The magnetic sensor measures the direction to true north via the earth's magnetic field. The magnetic sensor supplied North with the g-vector via the accelerometeres give full orientation information because it breaks the symmetry of the orientation about the g-vector. This only really true when the phone/sensors are not moving. Since I do not know how this is implemented in the phone I can't say much else, but the fact that you need accelerometers and another orientation to get full orientation may be the reason why there is confusion about this subject.
Barometers measure pressure and can be good sensors to measure changes in height but can be fooled by active air moving systems such as as found in air conditioned homes and in forced hot air systems.

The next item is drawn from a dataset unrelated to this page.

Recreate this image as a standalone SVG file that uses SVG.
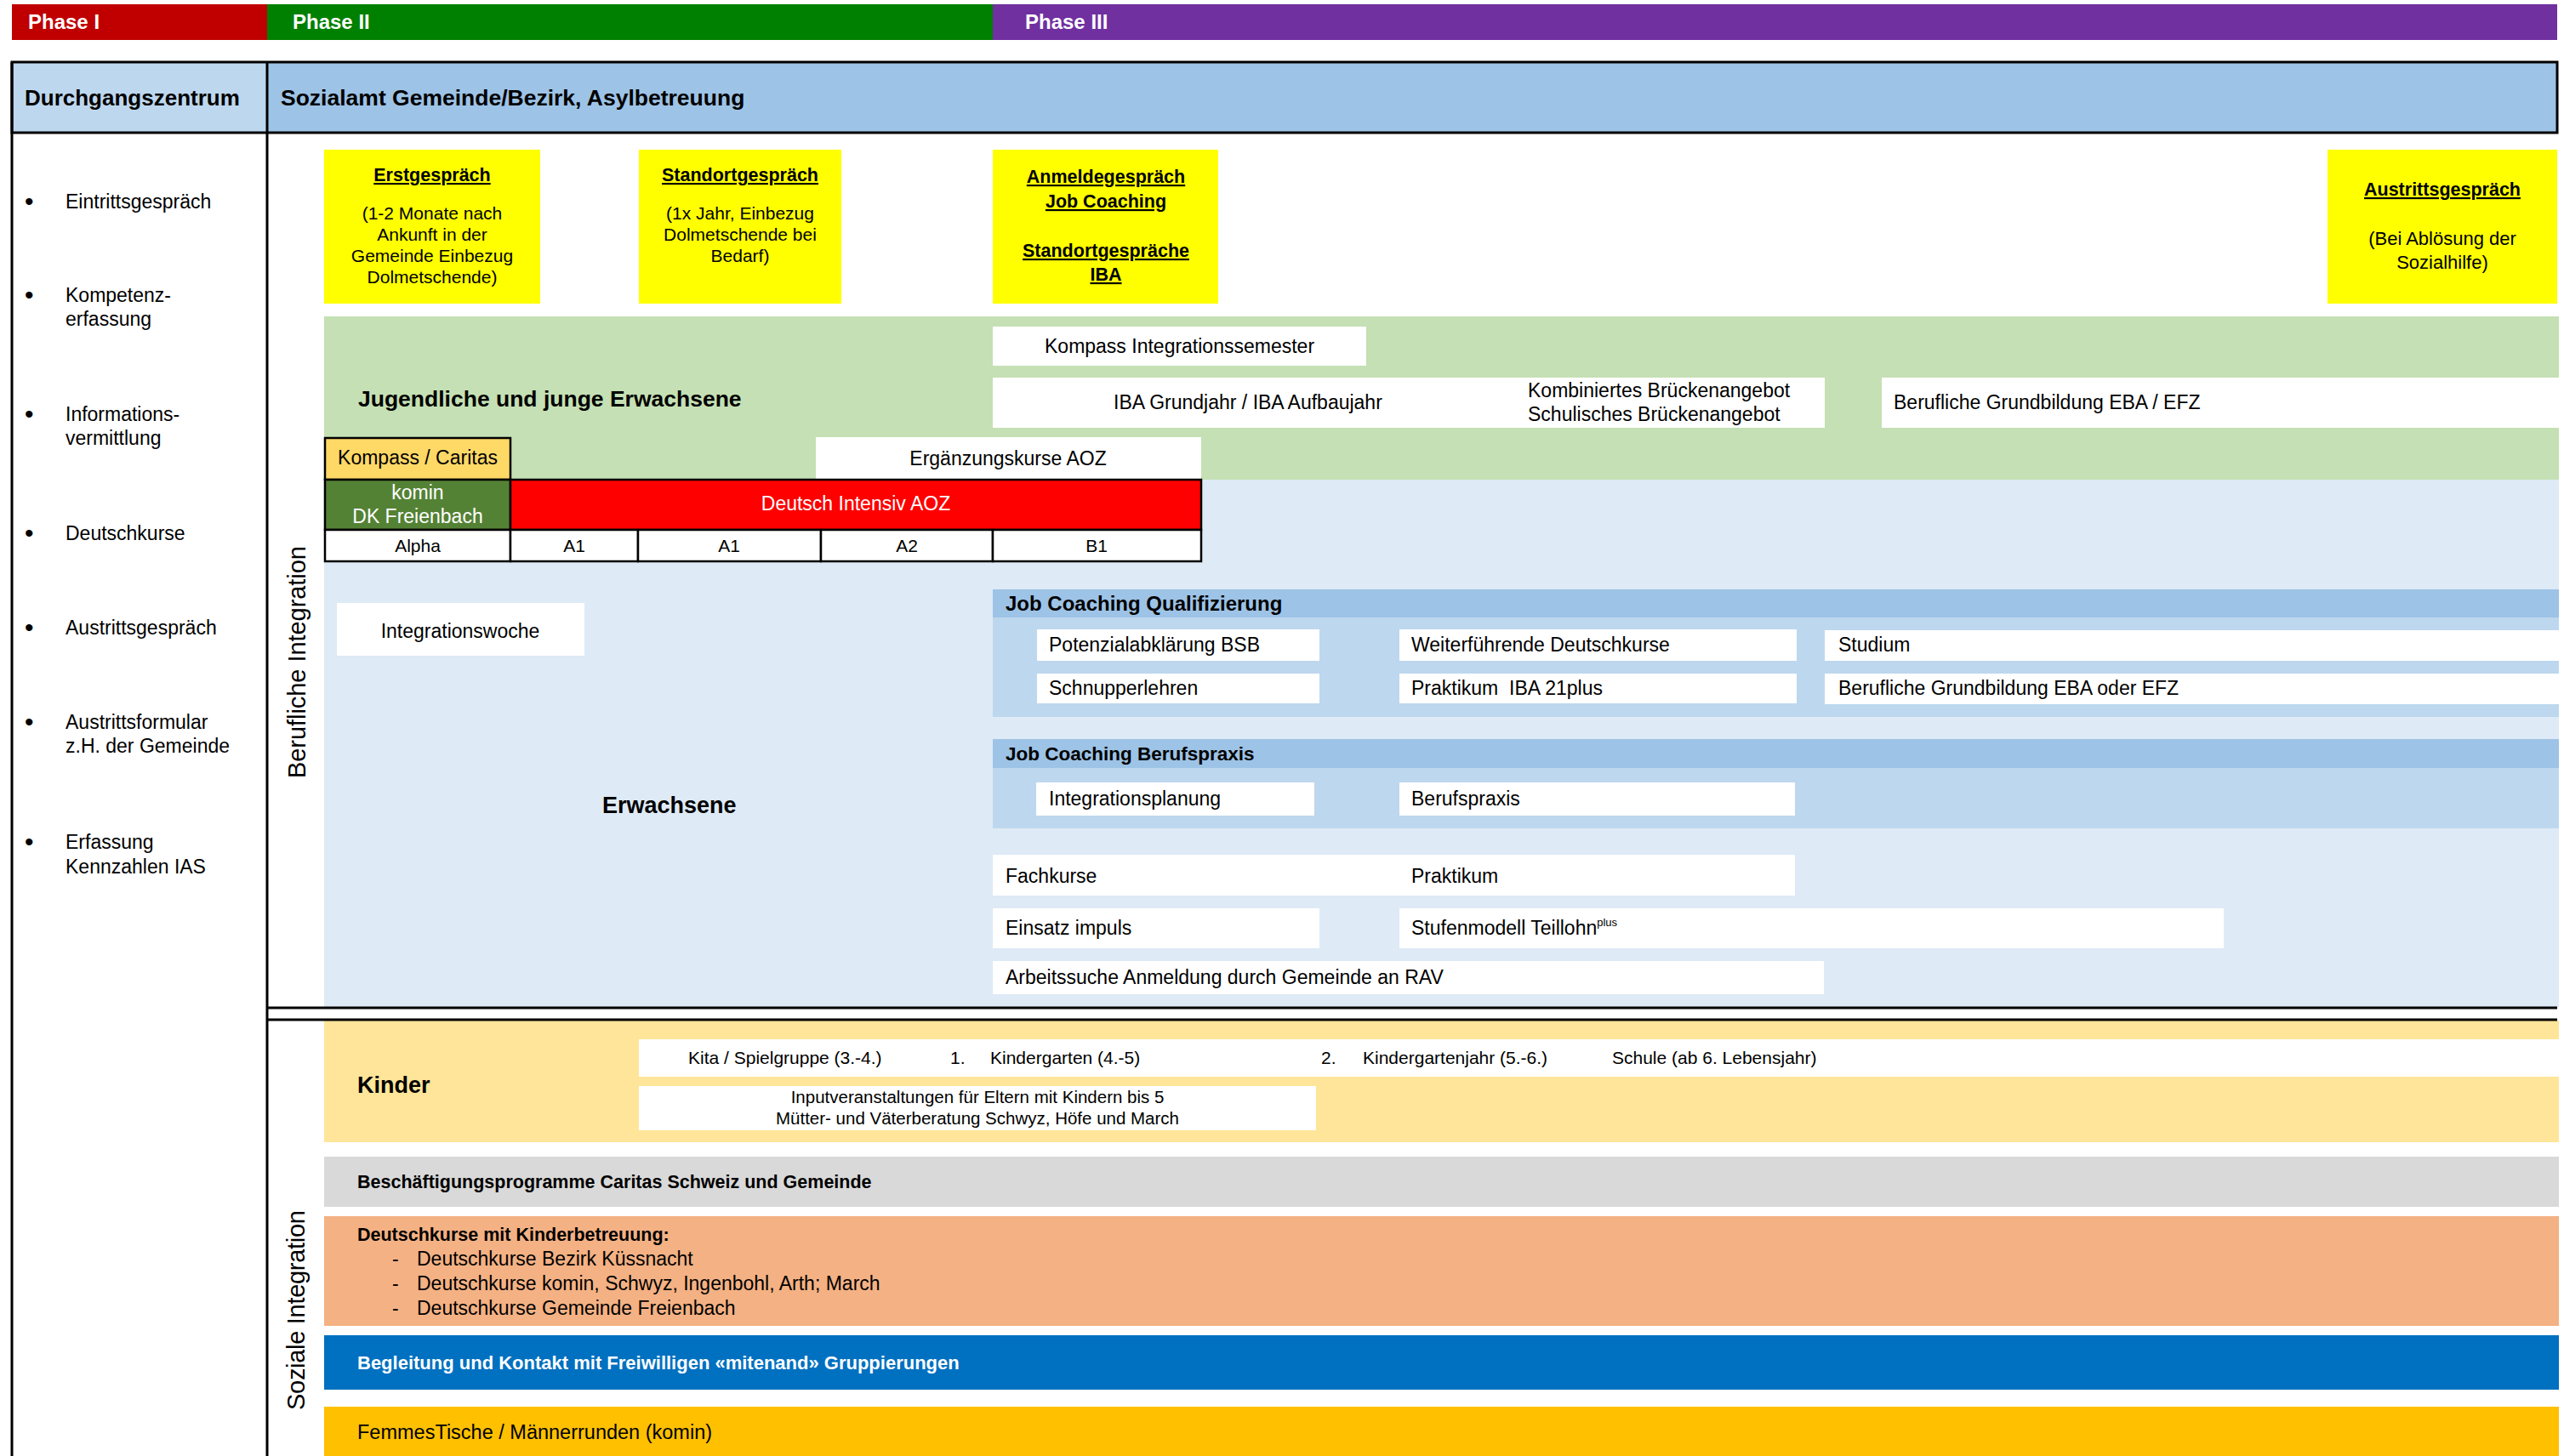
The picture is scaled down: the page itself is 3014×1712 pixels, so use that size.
<svg xmlns="http://www.w3.org/2000/svg" width="3014" height="1712" viewBox="0 0 3014 1712">
<style>
text{font-family:"Liberation Sans",Arial,sans-serif;font-size:23px;fill:#000}
.b{font-weight:bold}
.u{text-decoration:underline}
.m{text-anchor:middle}
.w{fill:#fff}
.s{font-size:21px}
.xs{font-size:20.5px}
.h{font-size:26px;font-weight:bold}
.big{font-size:27px;font-weight:bold}
.vt{font-size:29px;letter-spacing:1px;text-anchor:middle}
.bul{font-size:30px}
.box{fill:#fff}
.cell{stroke:#000;stroke-width:2.5}
.line{stroke:#000;stroke-width:3;fill:none}
</style>
<rect width="3014" height="1712" fill="#fff"/>

<g id="phases">
<rect x="14" y="5" width="300" height="42" fill="#C00000"/>
<rect x="314" y="5" width="853" height="42" fill="#008000"/>
<rect x="1167" y="5" width="1839" height="42" fill="#7030A0"/>
<text x="33" y="34" class="b w" style="font-size:24px">Phase I</text>
<text x="344" y="34" class="b w" style="font-size:24px">Phase II</text>
<text x="1205" y="34" class="b w" style="font-size:24px">Phase III</text>
</g>

<g id="header">
<rect x="14" y="73" width="300" height="83" fill="#BDD7EE"/>
<rect x="314" y="73" width="2692" height="83" fill="#9DC3E6"/>
<text x="29" y="124" class="h">Durchgangszentrum</text>
<text x="330" y="124" class="h" style="font-size:26.5px">Sozialamt Gemeinde/Bezirk, Asylbetreuung</text>
</g>

<g id="left-column">
<text x="29" y="247" class="bul">•</text><text x="77" y="245">Eintrittsgespräch</text>
<text x="29" y="357" class="bul">•</text><text x="77" y="355">Kompetenz-</text><text x="77" y="383">erfassung</text>
<text x="29" y="497" class="bul">•</text><text x="77" y="495">Informations-</text><text x="77" y="523">vermittlung</text>
<text x="29" y="637" class="bul">•</text><text x="77" y="635">Deutschkurse</text>
<text x="29" y="748" class="bul">•</text><text x="77" y="746">Austrittsgespräch</text>
<text x="29" y="859" class="bul">•</text><text x="77" y="857">Austrittsformular</text><text x="77" y="885">z.H. der Gemeinde</text>
<text x="29" y="1000" class="bul">•</text><text x="77" y="998">Erfassung</text><text x="77" y="1027">Kennzahlen IAS</text>
</g>

<g id="section-labels">
<text class="vt" transform="translate(359,778) rotate(-90)" textLength="274">Berufliche Integration</text>
<text class="vt" transform="translate(358,1540) rotate(-90)" textLength="236">Soziale Integration</text>
</g>

<g id="backgrounds">
<rect x="381" y="372" width="2627" height="192" fill="#C5E0B4"/>
<rect x="381" y="564" width="2627" height="620" fill="#DEEAF6"/>
</g>

<g id="erstgespraech">
<rect x="381" y="176" width="254" height="181" fill="#FFFF00"/>
<text x="508" y="213" class="b u m" style="font-size:21.5px">Erstgespräch</text>
<text x="508" y="258" class="s m">(1-2 Monate nach</text>
<text x="508" y="283" class="s m">Ankunft in der</text>
<text x="508" y="308" class="s m">Gemeinde Einbezug</text>
<text x="508" y="333" class="s m">Dolmetschende)</text>
</g>
<g id="standortgespraech">
<rect x="751" y="176" width="238" height="181" fill="#FFFF00"/>
<text x="870" y="213" class="b u m" style="font-size:21.5px">Standortgespräch</text>
<text x="870" y="258" class="s m">(1x Jahr, Einbezug</text>
<text x="870" y="283" class="s m">Dolmetschende bei</text>
<text x="870" y="308" class="s m">Bedarf)</text>
</g>
<g id="anmeldegespraech">
<rect x="1167" y="176" width="265" height="181" fill="#FFFF00"/>
<text x="1300" y="215" class="b u m" style="font-size:21.5px">Anmeldegespräch</text>
<text x="1300" y="244" class="b u m" style="font-size:21.5px">Job Coaching</text>
<text x="1300" y="302" class="b u m" style="font-size:21.5px">Standortgespräche</text>
<text x="1300" y="330" class="b u m" style="font-size:21.5px">IBA</text>
</g>
<g id="austrittsgespraech">
<rect x="2736" y="176" width="270" height="181" fill="#FFFF00"/>
<text x="2871" y="230" class="b u m" style="font-size:21.5px">Austrittsgespräch</text>
<text x="2871" y="288" class="m" style="font-size:22px">(Bei Ablösung der</text>
<text x="2871" y="316" class="m" style="font-size:22px">Sozialhilfe)</text>
</g>

<g id="jugendliche">
<text x="421" y="478" class="big" style="font-size:26.5px">Jugendliche und junge Erwachsene</text>
</g>
<g id="kompass-integrationssemester">
<rect x="1167" y="384" width="439" height="46" class="box"/>
<text x="1228" y="415">Kompass Integrationssemester</text>
</g>
<g id="iba-brueckenangebot">
<rect x="1167" y="444" width="978" height="59" class="box"/>
<text x="1309" y="481">IBA Grundjahr / IBA Aufbaujahr</text>
<text x="1796" y="467">Kombiniertes Brückenangebot</text>
<text x="1796" y="495">Schulisches Brückenangebot</text>
</g>
<g id="grundbildung-eba-efz">
<rect x="2212" y="444" width="796" height="59" class="box"/>
<text x="2226" y="481">Berufliche Grundbildung EBA / EFZ</text>
</g>
<g id="ergaenzungskurse">
<rect x="959" y="514" width="453" height="50" class="box"/>
<text x="1185" y="547" class="m">Ergänzungskurse AOZ</text>
</g>

<g id="deutschkurse-grid">
<rect x="382" y="515" width="218" height="49" fill="#FFD966" class="cell"/>
<text x="491" y="546" class="m">Kompass / Caritas</text>
<rect x="382" y="564" width="218" height="59" fill="#548235" class="cell"/>
<text x="491" y="587" class="m w">komin</text>
<text x="491" y="615" class="m w">DK Freienbach</text>
<rect x="600" y="564" width="812" height="59" fill="#FF0000" class="cell"/>
<text x="1006" y="600" class="m w">Deutsch Intensiv AOZ</text>
<rect x="382" y="623" width="218" height="37" fill="#fff" class="cell"/>
<rect x="600" y="623" width="150" height="37" fill="#fff" class="cell"/>
<rect x="750" y="623" width="215" height="37" fill="#fff" class="cell"/>
<rect x="965" y="623" width="202" height="37" fill="#fff" class="cell"/>
<rect x="1167" y="623" width="245" height="37" fill="#fff" class="cell"/>
<text x="491" y="649" class="m s">Alpha</text>
<text x="675" y="649" class="m s">A1</text>
<text x="857" y="649" class="m s">A1</text>
<text x="1066" y="649" class="m s">A2</text>
<text x="1289" y="649" class="m s">B1</text>
</g>

<g id="integrationswoche">
<rect x="396" y="709" width="291" height="62" class="box"/>
<text x="541" y="750" class="m">Integrationswoche</text>
</g>
<g id="erwachsene">
<text x="708" y="956" class="big">Erwachsene</text>
</g>

<g id="job-coaching-qualifizierung">
<rect x="1167" y="693" width="1841" height="33" fill="#9DC3E6"/>
<rect x="1167" y="726" width="1841" height="117" fill="#BDD7EE"/>
<text x="1182" y="718" class="b" style="font-size:24px">Job Coaching Qualifizierung</text>
<rect x="1219" y="740" width="332" height="37" class="box"/>
<text x="1233" y="766">Potenzialabklärung BSB</text>
<rect x="1645" y="740" width="467" height="37" class="box"/>
<text x="1659" y="766">Weiterführende Deutschkurse</text>
<rect x="2145" y="741" width="863" height="36" class="box"/>
<text x="2161" y="766">Studium</text>
<rect x="1219" y="792" width="332" height="35" class="box"/>
<text x="1233" y="817">Schnupperlehren</text>
<rect x="1645" y="792" width="467" height="35" class="box"/>
<text x="1659" y="817" xml:space="preserve">Praktikum  IBA 21plus</text>
<rect x="2145" y="792" width="863" height="36" class="box"/>
<text x="2161" y="817">Berufliche Grundbildung EBA oder EFZ</text>
</g>

<g id="job-coaching-berufspraxis">
<rect x="1167" y="869" width="1841" height="34" fill="#9DC3E6"/>
<rect x="1167" y="903" width="1841" height="71" fill="#BDD7EE"/>
<text x="1182" y="894" class="b" style="font-size:22.5px">Job Coaching Berufspraxis</text>
<rect x="1218" y="920" width="327" height="39" class="box"/>
<text x="1233" y="947">Integrationsplanung</text>
<rect x="1645" y="920" width="465" height="39" class="box"/>
<text x="1659" y="947">Berufspraxis</text>
</g>

<g id="fachkurse-praktikum">
<rect x="1167" y="1005" width="943" height="48" class="box"/>
<text x="1182" y="1038">Fachkurse</text>
<text x="1659" y="1038">Praktikum</text>
</g>
<g id="einsatz-impuls">
<rect x="1167" y="1068" width="384" height="47" class="box"/>
<text x="1182" y="1099">Einsatz impuls</text>
</g>
<g id="stufenmodell">
<rect x="1645" y="1068" width="969" height="47" class="box"/>
<text x="1659" y="1099">Stufenmodell Teillohn<tspan dy="-10" style="font-size:13px">plus</tspan></text>
</g>
<g id="arbeitssuche">
<rect x="1167" y="1130" width="977" height="39" class="box"/>
<text x="1182" y="1157">Arbeitssuche Anmeldung durch Gemeinde an RAV</text>
</g>

<g id="kinder">
<rect x="381" y="1200" width="2627" height="143" fill="#FFE599"/>
<text x="420" y="1285" class="big">Kinder</text>
<rect x="751" y="1222" width="2257" height="44" class="box"/>
<text x="809" y="1251" class="s">Kita / Spielgruppe (3.-4.)</text>
<text x="1117" y="1251" class="s">1.</text>
<text x="1164" y="1251" class="s">Kindergarten (4.-5)</text>
<text x="1553" y="1251" class="s">2.</text>
<text x="1602" y="1251" class="s">Kindergartenjahr (5.-6.)</text>
<text x="1895" y="1251" class="s">Schule (ab 6. Lebensjahr)</text>
<rect x="751" y="1277" width="796" height="52" class="box"/>
<text x="1149" y="1297" class="m xs">Inputveranstaltungen für Eltern mit Kindern bis 5</text>
<text x="1149" y="1322" class="m xs">Mütter- und Väterberatung Schwyz, Höfe und March</text>
</g>

<g id="beschaeftigungsprogramme">
<rect x="381" y="1360" width="2627" height="59" fill="#D9D9D9"/>
<text x="420" y="1397" class="b" style="font-size:21.5px">Beschäftigungsprogramme Caritas Schweiz und Gemeinde</text>
</g>
<g id="deutschkurse-kinderbetreuung">
<rect x="381" y="1430" width="2627" height="129" fill="#F4B183"/>
<text x="420" y="1459" class="b" style="font-size:21.5px">Deutschkurse mit Kinderbetreuung:</text>
<text x="461" y="1488">-</text><text x="490" y="1488">Deutschkurse Bezirk Küssnacht</text>
<text x="461" y="1517">-</text><text x="490" y="1517">Deutschkurse komin, Schwyz, Ingenbohl, Arth; March</text>
<text x="461" y="1546">-</text><text x="490" y="1546">Deutschkurse Gemeinde Freienbach</text>
</g>
<g id="begleitung">
<rect x="381" y="1570" width="2627" height="64" fill="#0070C0"/>
<text x="420" y="1610" class="b w" style="font-size:22px">Begleitung und Kontakt mit Freiwilligen «mitenand» Gruppierungen</text>
</g>
<g id="femmestische">
<rect x="381" y="1654" width="2627" height="58" fill="#FFC000"/>
<text x="420" y="1692" style="font-size:23.5px">FemmesTische / Männerrunden (komin)</text>
</g>

<g id="frame">
<rect x="14" y="73" width="2992" height="83" class="line"/>
<line x1="14" y1="73" x2="14" y2="1712" class="line"/>
<line x1="314" y1="73" x2="314" y2="1712" class="line"/>
<line x1="314" y1="1185" x2="3006" y2="1185" class="line"/>
<line x1="314" y1="1199" x2="3006" y2="1199" class="line"/>
</g>
<g id="connectors"/>
</svg>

If you are not moving and you have sufficient sensitivity to measure earth rate with your gyroscopes you can do something called gyrocompassing where the gyroscopes and accelerometers become analytically aligned or physically aligned with with the local level coordinate system. This is how much better gyroscopes and accelerometers measure orientation in systems like aircraft, spacecraft and ships/submarines. There are many complications but this is the basic idea.